Approach 3: A Dedicated Time-Tracking App

How it works: Tools like Toggl Track, Clockify, or Harvest let you start and stop timers as you switch tasks. Some include mobile apps, integrations, and automatic categorization.

Best for: Freelancers and consultants who already track billable hours and want to extend that practice to the full 168-hour picture. Also good for people who prefer tapping a button over writing.

Accuracy: Excellent for tasks you remember to start and stop. Weak for passive time, leisure, sleep, and transitions — which is a significant gap for a 168-hour audit.

Friction: Very low for computer tasks; higher for everything else. The gap between work hours (which apps track well) and life hours (which they track poorly) means you’ll need a supplementary method for evenings, weekends, and off-screen time.

Analysis burden: Low to none. These apps produce reports automatically. However, the reports are built around work productivity — you’ll likely need to export and reprocess the data if you want a full-life analysis.

Verdict: Excellent tool for the work portion of the audit; insufficient on its own for the full 168-hour picture. Use in combination with a simple journal for non-work hours.

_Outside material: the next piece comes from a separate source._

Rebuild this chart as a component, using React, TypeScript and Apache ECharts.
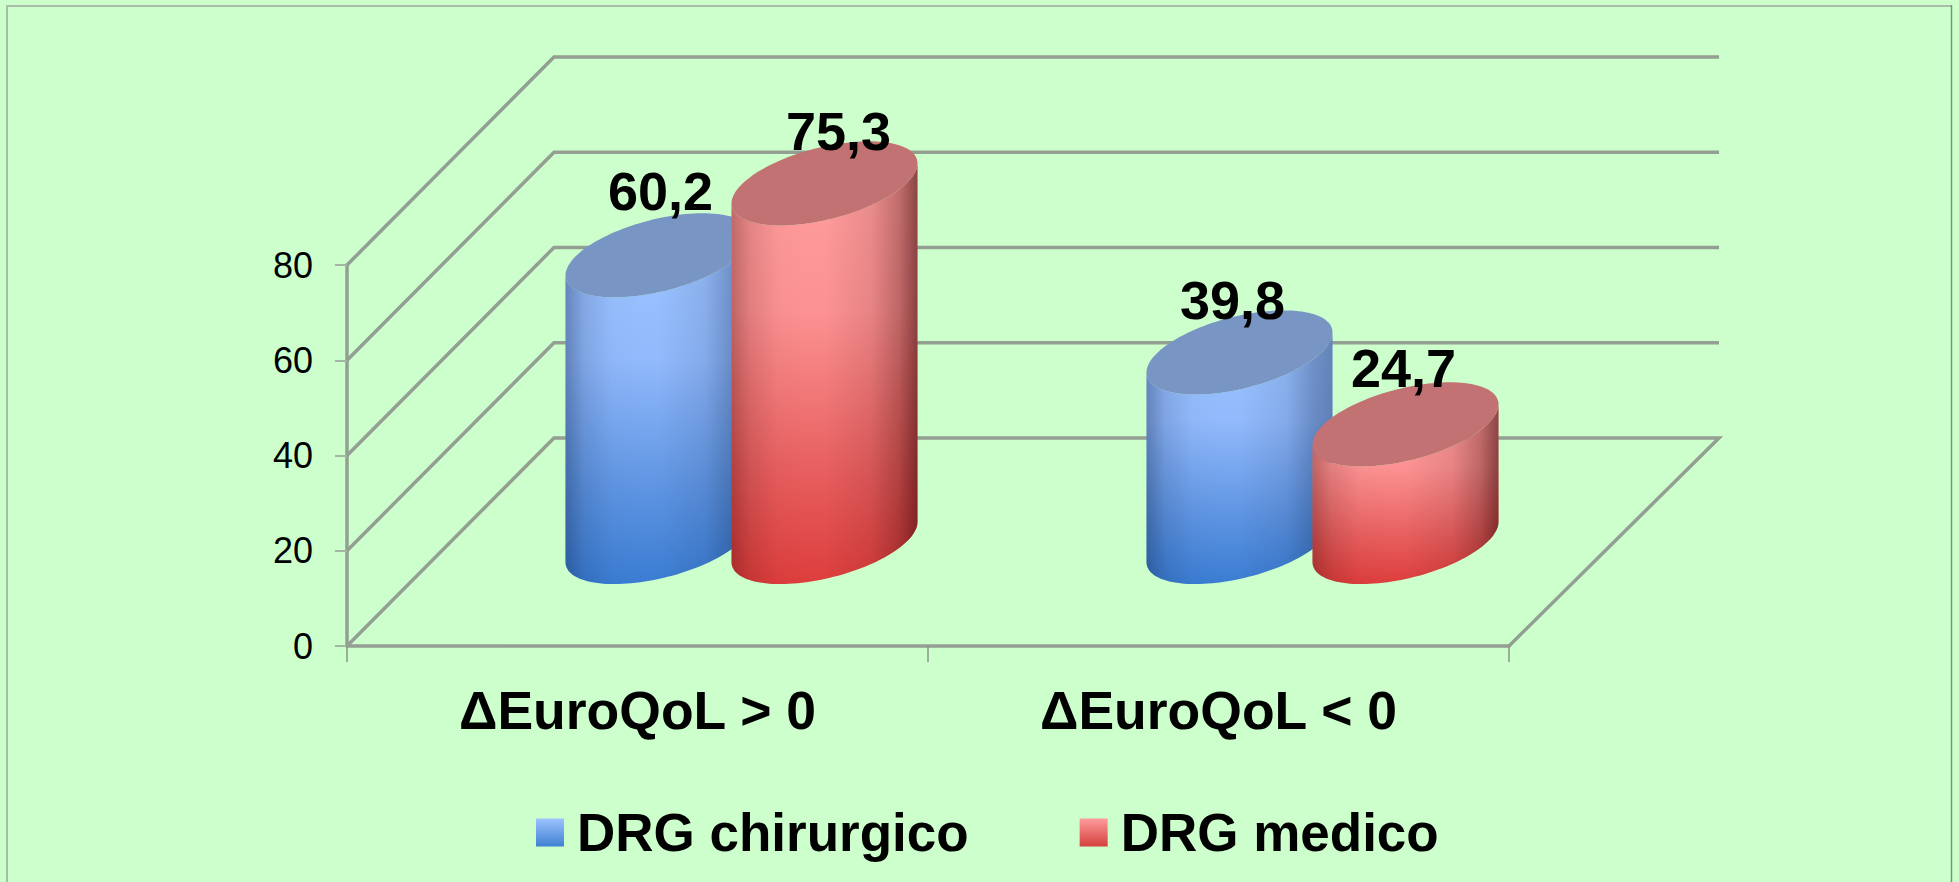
import React, { useEffect, useRef } from "react";
import * as echarts from "echarts";

const categories = ["ΔEuroQoL > 0", "ΔEuroQoL < 0"];
const surgical = [60.2, 39.8];
const medical = [75.3, 24.7];
const yTicks = [0, 20, 40, 60, 80];
const seriesNames = ["DRG chirurgico", "DRG medico"];

const FONT = '"Liberation Sans", Arial, sans-serif';
const DEPTH_X = 207;
const DEPTH_Y = 208;
const BACK_EXTRA = 3;
const HALF_W = 93;
const OFFSET = 83;
const ELL_B = 37;
const ELL_K = 20;
const AXIS = "#929f92";

const blueBody = [
  { offset: 0, color: "#9dc3ff" },
  { offset: 0.35, color: "#92bafc" },
  { offset: 0.72, color: "#5f95e2" },
  { offset: 1, color: "#3a7cd2" },
];
const redBody = [
  { offset: 0, color: "#ff9e9e" },
  { offset: 0.35, color: "#fc9292" },
  { offset: 0.72, color: "#e86060" },
  { offset: 1, color: "#dc3d3c" },
];
const blueKey = [
  { offset: 0, color: "#9dc3ff" },
  { offset: 1, color: "#3f80d2" },
];
const redKey = [
  { offset: 0, color: "#ff9c9c" },
  { offset: 1, color: "#d4403c" },
];
const palette = [
  { body: blueBody, top: "#7895c4", edgeL: "rgba(10,30,70,0.36)", edgeR: "rgba(10,30,70,0.38)" },
  { body: redBody, top: "#c27272", edgeL: "rgba(60,0,0,0.32)", edgeR: "rgba(50,0,0,0.56)" },
];
// Nudges of the value labels relative to the cylinder tops, [series][category]
const labelNudge = [
  [[2, -64], [-7, -52]],
  [[14, -52], [-2, -56]],
];

function ellipsePoint(cx: number, cy: number, t: number): number[] {
  return [cx + HALF_W * Math.cos(t), cy - ELL_K * Math.cos(t) - ELL_B * Math.sin(t)];
}

function withAlpha(rgba: string, a: number): string {
  return rgba.replace(/[\d.]+\)$/, `${a})`);
}

function cylinderItem(seriesIdx: number) {
  return (params: any, api: any) => {
    const cat = api.value(0);
    const val = api.value(1);
    const base = api.coord([cat, 0]);
    const head = api.coord([cat, val]);
    const sign = seriesIdx === 0 ? -1 : 1;
    const cx = base[0] + (DEPTH_X + 1) / 2 + sign * OFFSET;
    const yBot = base[1] - DEPTH_Y / 2;
    const yTop = head[1] - DEPTH_Y / 2;
    const body: number[][] = [];
    const topEll: number[][] = [];
    const N = 64;
    for (let i = 0; i <= N; i++) {
      body.push(ellipsePoint(cx, yBot, Math.PI + (Math.PI * i) / N));
    }
    for (let i = N; i >= 0; i--) {
      body.push(ellipsePoint(cx, yTop, Math.PI + (Math.PI * i) / N));
    }
    for (let i = 0; i < N * 2; i++) {
      topEll.push(ellipsePoint(cx, yTop, (Math.PI * i) / N));
    }
    const p = palette[seriesIdx];
    const text = val.toFixed(1).replace(".", ",");
    const nudge = labelNudge[seriesIdx][cat];
    return {
      type: "group",
      children: [
        {
          type: "polygon",
          shape: { points: body },
          style: {
            fill: { type: "linear", x: 0, y: 0, x2: 0, y2: 1, colorStops: p.body },
          },
        },
        {
          type: "polygon",
          shape: { points: body },
          style: {
            fill: {
              type: "linear",
              x: 0,
              y: 0,
              x2: 1,
              y2: 0,
              colorStops: [
                { offset: 0, color: p.edgeL },
                { offset: 0.1, color: withAlpha(p.edgeL, 0.14) },
                { offset: 0.25, color: withAlpha(p.edgeL, 0.02) },
                { offset: 0.4, color: withAlpha(p.edgeL, 0) },
                { offset: 0.5, color: withAlpha(p.edgeR, 0) },
                { offset: 0.75, color: withAlpha(p.edgeR, 0.1) },
                { offset: 0.9, color: withAlpha(p.edgeR, 0.3) },
                { offset: 1, color: p.edgeR },
              ],
            },
          },
        },
        { type: "polygon", shape: { points: topEll }, style: { fill: p.top } },
        {
          type: "text",
          z2: 50,
          style: {
            text,
            x: cx + nudge[0],
            y: yTop + nudge[1],
            align: "center",
            verticalAlign: "middle",
            fill: "#000",
            font: `bold 54px ${FONT}`,
          },
        },
      ],
    };
  };
}

function wallItem(params: any, api: any) {
  const v = api.value(0);
  const { x, width } = params.coordSys;
  const y = api.coord([0, v])[1];
  const pts = [
    [x, y],
    [x + DEPTH_X, y - DEPTH_Y],
    [x + width + DEPTH_X + BACK_EXTRA, y - DEPTH_Y],
  ];
  if (v === 0) pts.push([x + width, y]);
  return {
    type: "polyline",
    shape: { points: pts },
    style: { stroke: AXIS, lineWidth: 3.5, fill: "none" },
  };
}

export default function App() {
  const ref = useRef<HTMLDivElement>(null);
  useEffect(() => {
    const chart = echarts.init(ref.current!, null, { renderer: "svg" });
    const legendFill = (stops: any) => ({ type: "linear", x: 0, y: 0, x2: 0, y2: 1, colorStops: stops });
    chart.setOption({
      animation: false,
      backgroundColor: "#ccffcc",
      textStyle: { fontFamily: FONT },
      grid: { left: 347, top: 265, width: 1162, height: 381, containLabel: false },
      xAxis: {
        type: "category",
        data: categories,
        axisLine: { lineStyle: { color: AXIS, width: 3.5 } },
        axisTick: { show: true, length: 16, lineStyle: { color: "#8a948a", width: 1.5 } },
        axisLabel: { color: "#000", fontSize: 53.5, fontWeight: "bold", fontFamily: FONT, margin: 37 },
        splitLine: { show: false },
      },
      yAxis: {
        type: "value",
        min: 0,
        max: 80,
        interval: 20,
        axisLine: { show: true, lineStyle: { color: AXIS, width: 3.5 } },
        axisTick: { show: true, length: 12, lineStyle: { color: "#a3b5a3", width: 2 } },
        axisLabel: { color: "#000", fontSize: 36, fontFamily: FONT, margin: 34 },
        splitLine: { show: false },
      },
      legend: {
        left: 536,
        top: 806,
        padding: 0,
        itemWidth: 28,
        itemHeight: 28,
        itemGap: 111,
        icon: "rect",
        selectedMode: false,
        data: [
          { name: seriesNames[0], itemStyle: { color: legendFill(blueKey) } },
          { name: seriesNames[1], itemStyle: { color: legendFill(redKey) } },
        ],
        textStyle: {
          color: "#000",
          fontSize: 53,
          fontWeight: "bold",
          fontFamily: FONT,
          padding: [0, 0, 0, 8],
        },
      },
      graphic: [
        { type: "line", silent: true, shape: { x1: 7, y1: 6, x2: 1951, y2: 6 }, style: { stroke: "#a8bca8", lineWidth: 2 } },
        { type: "line", silent: true, shape: { x1: 7, y1: 5, x2: 7, y2: 882 }, style: { stroke: "#a8bca8", lineWidth: 2 } },
        { type: "line", silent: true, shape: { x1: 1951.5, y1: 5, x2: 1951.5, y2: 882 }, style: { stroke: "#7f8f7f", lineWidth: 1.5 } },
      ],
      series: [
        {
          type: "custom",
          name: "walls",
          silent: true,
          z: 1,
          coordinateSystem: "cartesian2d",
          encode: { y: 0 },
          data: yTicks.map((v) => [v]),
          renderItem: wallItem,
        },
        {
          type: "custom",
          name: seriesNames[0],
          z: 3,
          coordinateSystem: "cartesian2d",
          encode: { x: 0, y: 1 },
          data: surgical.map((v, i) => [i, v]),
          renderItem: cylinderItem(0),
        },
        {
          type: "custom",
          name: seriesNames[1],
          z: 4,
          coordinateSystem: "cartesian2d",
          encode: { x: 0, y: 1 },
          data: medical.map((v, i) => [i, v]),
          renderItem: cylinderItem(1),
        },
      ],
    });
    return () => chart.dispose();
  }, []);
  return <div ref={ref} style={{ position: "absolute", left: 0, top: 0, width: 1959, height: 882 }} />;
}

Approach 4: Calendar-Based Reconstruction

How it works: At the end of the week, reconstruct your time use from your calendar events, email records, and memory. Add a column for estimated hours in each category.

Best for: People with densely scheduled calendars who already capture most of their activities. Works reasonably well for the work week; degrades significantly for evenings and weekends.

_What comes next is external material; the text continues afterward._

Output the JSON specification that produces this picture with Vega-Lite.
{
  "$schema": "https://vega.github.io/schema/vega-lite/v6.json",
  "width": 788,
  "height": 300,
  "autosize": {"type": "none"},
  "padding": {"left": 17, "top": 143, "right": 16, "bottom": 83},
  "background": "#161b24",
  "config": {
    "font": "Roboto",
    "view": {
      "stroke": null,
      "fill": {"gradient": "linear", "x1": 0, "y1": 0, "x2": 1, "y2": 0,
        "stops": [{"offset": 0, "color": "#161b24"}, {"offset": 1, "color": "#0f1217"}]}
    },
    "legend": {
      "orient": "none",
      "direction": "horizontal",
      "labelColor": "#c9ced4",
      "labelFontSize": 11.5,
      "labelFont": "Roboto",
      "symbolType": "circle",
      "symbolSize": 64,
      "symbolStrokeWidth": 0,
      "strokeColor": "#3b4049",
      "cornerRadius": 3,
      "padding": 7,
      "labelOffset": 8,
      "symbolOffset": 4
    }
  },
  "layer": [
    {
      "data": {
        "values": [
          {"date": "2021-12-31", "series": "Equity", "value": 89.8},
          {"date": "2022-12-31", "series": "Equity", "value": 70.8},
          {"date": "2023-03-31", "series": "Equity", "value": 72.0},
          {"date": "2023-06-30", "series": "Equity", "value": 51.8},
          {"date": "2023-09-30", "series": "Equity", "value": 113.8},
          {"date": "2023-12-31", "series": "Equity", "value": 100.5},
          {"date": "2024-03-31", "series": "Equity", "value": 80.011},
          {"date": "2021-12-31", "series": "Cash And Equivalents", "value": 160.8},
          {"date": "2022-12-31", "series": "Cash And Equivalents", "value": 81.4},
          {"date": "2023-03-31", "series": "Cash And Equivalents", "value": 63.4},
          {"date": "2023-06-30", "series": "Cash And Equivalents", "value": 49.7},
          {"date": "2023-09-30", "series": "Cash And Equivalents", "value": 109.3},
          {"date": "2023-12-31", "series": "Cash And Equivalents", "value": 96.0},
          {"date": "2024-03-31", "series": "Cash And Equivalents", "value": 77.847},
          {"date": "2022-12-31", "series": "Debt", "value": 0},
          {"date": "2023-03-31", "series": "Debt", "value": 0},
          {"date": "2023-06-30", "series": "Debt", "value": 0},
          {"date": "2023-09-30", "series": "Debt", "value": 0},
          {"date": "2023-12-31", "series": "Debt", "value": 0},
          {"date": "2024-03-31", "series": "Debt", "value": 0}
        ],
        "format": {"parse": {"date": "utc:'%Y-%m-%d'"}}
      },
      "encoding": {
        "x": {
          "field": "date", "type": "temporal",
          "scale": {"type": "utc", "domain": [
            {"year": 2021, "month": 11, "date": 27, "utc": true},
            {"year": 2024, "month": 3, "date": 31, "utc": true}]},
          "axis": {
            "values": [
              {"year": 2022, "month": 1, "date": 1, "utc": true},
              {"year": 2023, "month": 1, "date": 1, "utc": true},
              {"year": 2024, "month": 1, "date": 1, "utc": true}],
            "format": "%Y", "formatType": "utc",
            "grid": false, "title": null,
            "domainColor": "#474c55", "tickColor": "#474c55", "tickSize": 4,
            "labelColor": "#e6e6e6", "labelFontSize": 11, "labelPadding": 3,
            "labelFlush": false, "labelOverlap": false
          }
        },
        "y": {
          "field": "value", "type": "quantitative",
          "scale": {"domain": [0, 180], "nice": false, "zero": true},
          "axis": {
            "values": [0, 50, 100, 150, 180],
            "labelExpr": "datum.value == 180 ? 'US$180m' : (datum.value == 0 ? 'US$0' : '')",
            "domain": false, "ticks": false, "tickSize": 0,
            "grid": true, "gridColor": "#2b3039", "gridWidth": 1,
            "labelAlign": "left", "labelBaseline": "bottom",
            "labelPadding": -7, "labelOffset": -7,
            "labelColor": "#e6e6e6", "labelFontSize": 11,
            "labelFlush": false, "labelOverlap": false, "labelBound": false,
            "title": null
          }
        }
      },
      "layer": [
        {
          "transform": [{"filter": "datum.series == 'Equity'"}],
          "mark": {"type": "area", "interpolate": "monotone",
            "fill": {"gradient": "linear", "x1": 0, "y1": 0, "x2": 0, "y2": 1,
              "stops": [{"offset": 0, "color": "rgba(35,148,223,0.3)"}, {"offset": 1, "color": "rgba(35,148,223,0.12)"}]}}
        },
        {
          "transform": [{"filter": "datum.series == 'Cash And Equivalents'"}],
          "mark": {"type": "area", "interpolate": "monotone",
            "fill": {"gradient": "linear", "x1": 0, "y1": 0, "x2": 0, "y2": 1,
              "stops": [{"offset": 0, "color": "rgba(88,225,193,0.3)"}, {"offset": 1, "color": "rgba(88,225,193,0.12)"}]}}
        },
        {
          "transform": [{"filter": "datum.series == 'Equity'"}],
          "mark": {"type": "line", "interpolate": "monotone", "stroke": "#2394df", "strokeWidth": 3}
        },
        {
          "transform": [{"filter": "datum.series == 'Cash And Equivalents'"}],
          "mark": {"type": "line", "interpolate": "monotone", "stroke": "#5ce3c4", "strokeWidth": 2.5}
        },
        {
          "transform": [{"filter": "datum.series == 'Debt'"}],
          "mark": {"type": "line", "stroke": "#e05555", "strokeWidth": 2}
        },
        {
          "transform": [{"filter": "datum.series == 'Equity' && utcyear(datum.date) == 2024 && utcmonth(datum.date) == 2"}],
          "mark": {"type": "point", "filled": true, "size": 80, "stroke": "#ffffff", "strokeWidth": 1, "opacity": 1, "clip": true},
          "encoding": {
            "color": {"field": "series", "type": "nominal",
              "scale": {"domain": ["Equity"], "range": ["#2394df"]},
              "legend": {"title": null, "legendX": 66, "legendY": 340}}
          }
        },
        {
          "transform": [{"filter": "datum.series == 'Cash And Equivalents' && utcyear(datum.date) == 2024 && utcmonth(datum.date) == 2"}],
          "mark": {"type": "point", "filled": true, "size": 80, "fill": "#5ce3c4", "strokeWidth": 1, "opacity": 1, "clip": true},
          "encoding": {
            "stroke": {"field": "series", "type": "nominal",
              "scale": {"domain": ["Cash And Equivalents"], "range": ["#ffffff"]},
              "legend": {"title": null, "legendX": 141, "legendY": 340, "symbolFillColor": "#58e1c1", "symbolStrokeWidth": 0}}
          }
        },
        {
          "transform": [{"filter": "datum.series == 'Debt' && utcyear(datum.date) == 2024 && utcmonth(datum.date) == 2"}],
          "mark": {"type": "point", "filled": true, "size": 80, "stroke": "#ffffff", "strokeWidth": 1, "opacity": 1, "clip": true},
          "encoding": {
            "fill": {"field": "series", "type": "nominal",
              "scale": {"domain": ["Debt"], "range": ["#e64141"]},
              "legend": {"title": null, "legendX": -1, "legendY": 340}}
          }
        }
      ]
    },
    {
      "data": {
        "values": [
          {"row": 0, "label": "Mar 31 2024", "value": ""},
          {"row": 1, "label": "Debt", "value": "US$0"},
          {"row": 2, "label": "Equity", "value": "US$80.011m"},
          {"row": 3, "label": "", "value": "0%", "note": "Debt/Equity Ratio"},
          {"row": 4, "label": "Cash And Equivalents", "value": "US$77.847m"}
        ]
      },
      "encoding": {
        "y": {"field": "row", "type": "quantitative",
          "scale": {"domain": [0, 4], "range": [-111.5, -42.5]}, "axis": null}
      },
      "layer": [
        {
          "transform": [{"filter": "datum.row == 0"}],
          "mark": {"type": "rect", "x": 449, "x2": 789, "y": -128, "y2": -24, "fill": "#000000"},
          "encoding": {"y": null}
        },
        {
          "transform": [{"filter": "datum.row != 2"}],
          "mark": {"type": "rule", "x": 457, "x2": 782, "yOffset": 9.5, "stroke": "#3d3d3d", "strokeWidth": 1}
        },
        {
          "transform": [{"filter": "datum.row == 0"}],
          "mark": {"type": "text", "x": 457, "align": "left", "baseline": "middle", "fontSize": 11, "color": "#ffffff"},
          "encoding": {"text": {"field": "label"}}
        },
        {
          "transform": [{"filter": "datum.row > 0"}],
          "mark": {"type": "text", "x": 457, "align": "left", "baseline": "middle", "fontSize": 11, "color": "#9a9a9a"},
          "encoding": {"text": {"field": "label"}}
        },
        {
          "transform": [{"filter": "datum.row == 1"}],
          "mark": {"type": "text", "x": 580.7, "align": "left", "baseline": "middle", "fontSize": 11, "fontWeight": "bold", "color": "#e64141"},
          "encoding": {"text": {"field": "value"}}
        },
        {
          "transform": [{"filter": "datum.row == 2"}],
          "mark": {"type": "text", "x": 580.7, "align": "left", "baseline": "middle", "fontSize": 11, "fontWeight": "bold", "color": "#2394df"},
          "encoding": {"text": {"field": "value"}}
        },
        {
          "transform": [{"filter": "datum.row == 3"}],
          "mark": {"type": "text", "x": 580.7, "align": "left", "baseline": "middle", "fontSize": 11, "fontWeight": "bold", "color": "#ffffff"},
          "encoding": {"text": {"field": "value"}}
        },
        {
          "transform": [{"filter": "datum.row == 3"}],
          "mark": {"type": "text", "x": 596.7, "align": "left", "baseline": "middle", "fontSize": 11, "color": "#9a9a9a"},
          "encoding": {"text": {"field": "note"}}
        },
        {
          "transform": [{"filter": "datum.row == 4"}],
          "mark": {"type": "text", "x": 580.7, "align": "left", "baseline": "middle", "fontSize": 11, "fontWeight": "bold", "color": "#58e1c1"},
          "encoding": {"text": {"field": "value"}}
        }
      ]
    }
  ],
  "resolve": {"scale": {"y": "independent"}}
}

Accuracy: Lowest of all methods. Calendar reconstruction misses unscheduled time (the majority of evenings and weekends), underestimates transitions, and is highly susceptible to the hindsight bias that distorts time perception. This is essentially the method people use naturally — and it’s why their estimates are wrong.

Friction: Very low. You’re not tracking in real time; you’re reconstructing after the fact.

Analysis burden: Low if you use AI to help structure the reconstruction.

Verdict: Better than no audit. Not as good as any real-time or end-of-day method. If calendar reconstruction is all you’ll actually do, it’s worth doing — but go in knowing the data will have significant gaps, particularly in the categories most relevant to the audit’s purpose.


Approach 5: AI-Assisted Voice or Chat Logging

How it works: Throughout the day, you send short voice notes or text messages to an AI assistant describing what you’re doing and your energy level. At the end of the week, the AI aggregates, categorizes, and analyzes.

Best for: People who find written logging cumbersome but are comfortable with voice interfaces. Also effective for highly variable days where switching between activities makes app-based tracking difficult.

Accuracy: Moderate to high, depending on logging frequency. Voice notes have lower friction than writing, which tends to increase logging consistency.

Friction: Low. Dictating “just finished a meeting, now doing email, energy 2” takes under five seconds.

Analysis burden: Near zero if the AI is already receiving the logs — it can categorize and analyze at the end of the week without any export step.

Sample prompt for the analysis phase:

Here are all the voice log entries I've sent you over the past week. 
Each entry includes the time I sent it and what I was doing.

[AI has the messages if used in a continuous thread, or paste them if not]

Please reconstruct my 168-hour week from these entries, fill in the 
gaps with your best estimate (flagging assumptions), categorize everything, 
and give me a full breakdown by category with totals.

Verdict: An underrated approach. The friction of logging is the most common reason people abandon the audit mid-week, and voice notes reduce friction substantially. The main limitation is that the AI’s gap-filling introduces uncertainty into the data.


Which Approach Should You Choose?

The honest answer: choose the one you’ll actually complete.

If you have strong spreadsheet skills and like data control: Approach 2.

If you’re already tracking billable hours with an app: Approach 3 for work, Approach 1 or 2 for life hours.

If the idea of any logging feels burdensome: Approach 5 (voice logging) or Approach 4 (calendar reconstruction) — imperfect data from an audit you finish is worth more than perfect methodology on an audit you abandon.

If you’re doing this for the first time and want to maximize the chance of completing it: Approach 2 with end-of-day reconstruction. One 10-minute sitting each evening is sustainable for a week.

The most important thing isn’t the method. It’s the question you ask after the data is in: given what the numbers show, what would I choose to do differently? That question is worth seven days of any tracking effort.


For the full methodology behind the 168-hour audit, see The Complete Guide to the 168-Hour Audit Framework.


Your action for today: Decide which approach fits your life right now — not in theory, but given your actual week and habits — and set it up before you close this tab.

Frequently Asked Questions

  • Which 168-hour audit approach is most accurate?

    Real-time digital logging (either dedicated app or structured spreadsheet with 30-minute prompts) produces the most accurate data. Paper journals and end-of-day reconstruction both introduce memory bias, particularly in the afternoon and evening. That said, a slightly less accurate audit you actually complete is more useful than a theoretically perfect audit you abandon mid-week. Choose the method you'll realistically maintain for seven days.

  • Is automatic time tracking good enough for a 168-hour audit?

    Automatic tracking tools (like Toggl, RescueTime, or similar) are excellent for capturing computer-based work but miss everything else — sleep, meals, in-person conversations, commute, exercise, and household tasks. For a genuine 168-hour audit that includes all life categories, you need some manual input. The hybrid approach — automatic tracking for computer time combined with manual logging for everything else — is the most practical for knowledge workers.